Likewise, an expensive hot site (a functional site maintained in reserve in another city, waiting for your relocated staff to arrive and turn on the lights) may not be a reasonable alternative, since your staff won't want to leave their distressed families. In such cases it's better to arrange for temps in another city to answer calls, take messages and post bulletins on your Web site.
In less dire situations, you might arrange to borrow space at another business for a skeleton staff, and/or arrange for employees to work from home.
As for that asteroid poised to vaporize your hemisphere, don't waste time on DR planning. There are disasters from which there will be no recovery.
Off-Site Storage Doesn't Solve Everything
A related issue is the assumption that you always need off-site storage for your backups, in case there's a fire. But computer hardware is about as fire-resistant as things get. If there is a fire that's destructive enough to wipe out the IT functions, all other operations will be paralyzed, too, so quick IT recovery may not be an issue.
Badly written code that runs wild, malicious employees, intruders, human error -- these things are far more likely to trigger disasters than anything represented in the exciting footage you see on the evening news. But such dangers are rarely considered in DR plans.
Meanwhile, there may be some data you can't operate without, and plenty of data that's not worth the effort involved to protect it for DR purposes, or could be recreated anyway. Unfortunately, everyone typically thinks their data is priceless. The decision about what data needs to be protected should be made on an enterprise-wide basis, and not left to the IT department.
Identifying What's Really Important
When making the decision, it is typical to identify which IT processes are critical to the operation of the business, and then identify what data those processes rely on. In some cases the deciding factor is the value of the customer that the data identifies.
Having identified what data you need to save, the next question is how up-to-date that data needs to be. This has a huge impact on the cost of your DR efforts. Making backups and saving copies on a weekly basis, for instance, is easy and inexpensive. Sending copies off-site for additional security is also not very expensive. Remember, however, you will have to accept the fact that if there is a disaster you will lose a certain amount of time, as your data will be current only as of the last backup. In some cases, starting over as of last week is acceptable. In other cases, it means going out of business.
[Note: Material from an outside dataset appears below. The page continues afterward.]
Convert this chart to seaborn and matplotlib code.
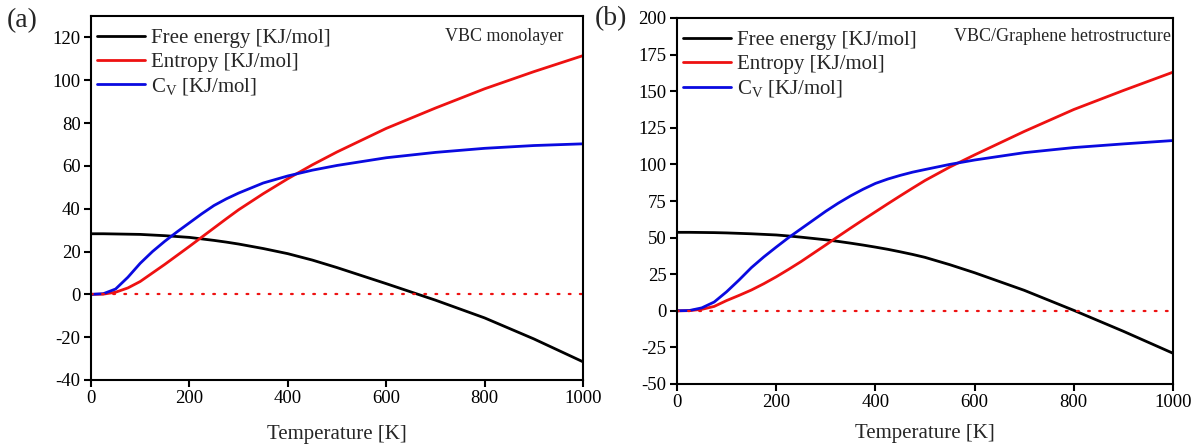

But saving current data is exponentially costlier as you get closer and closer to real time. Being current within three minutes, for instance, may cost a hundred times more than being current within 30 minutes.
However, real-time backups may be attractive to some organizations, since the issue of having up-to-the-moment backup is also tied to the issue of recovery time. The way to stay up-to-the-moment, and the fastest way to recover, is to replicate each local server at a remote location, with high speed connections between the two. Everything that gets stored in the local server is also, and at the same time, stored in the remote one. If something happens to the local server, you may be able to switch to the remote server without any perceptible downtime. Since the two servers are in separate locations, you can continue operating even in the face of a local catastrophe.
Time and Money
Obviously, replicating the hardware is expensive, and the communications are not cheap. What is less obvious in advance is that keeping the local and remote servers synchronized will slow down the business function, since the local system will have to confirm that an entry has indeed been replicated on the remote system before moving to the next operation.
For banks or financial institutions, every byte of customer and transaction data collected during every second of operation may be priceless, and they may decide it is worthwhile to spend millions to avoid downtime. If you stand to lose US$5 million in revenue for every hour you are down, spending an extra $1 million per month on IT may seem reasonable if it avoids downtime.
But other organizations typically over-estimate the impact of possible downtime, just like they often over-value their data. For instance, for most businesses it is just not the case that a customer who can't get through to your portal at a particular moment will go to a competitor and be lost forever. Most customers come to your site to deal with you specifically, and if the site is down for an hour once a year, they will simply come back later. Spending vast sums to avoid any possibility of downtime is pointless.
Like the decision concerning what data to save, the issue of how current the backups should be, and how fast recovery should be, needs to be made on an enterprise-wide basis.
Once you've identified likely and recoverable disaster scenarios, identified what data should be saved, and decided what cycle to use in saving, then your DR plan should pretty much begin to write itself.
Just don't stand in front of any asteroids.
Paul Froutan is vice president of research and development at Rackspace Managed Hosting.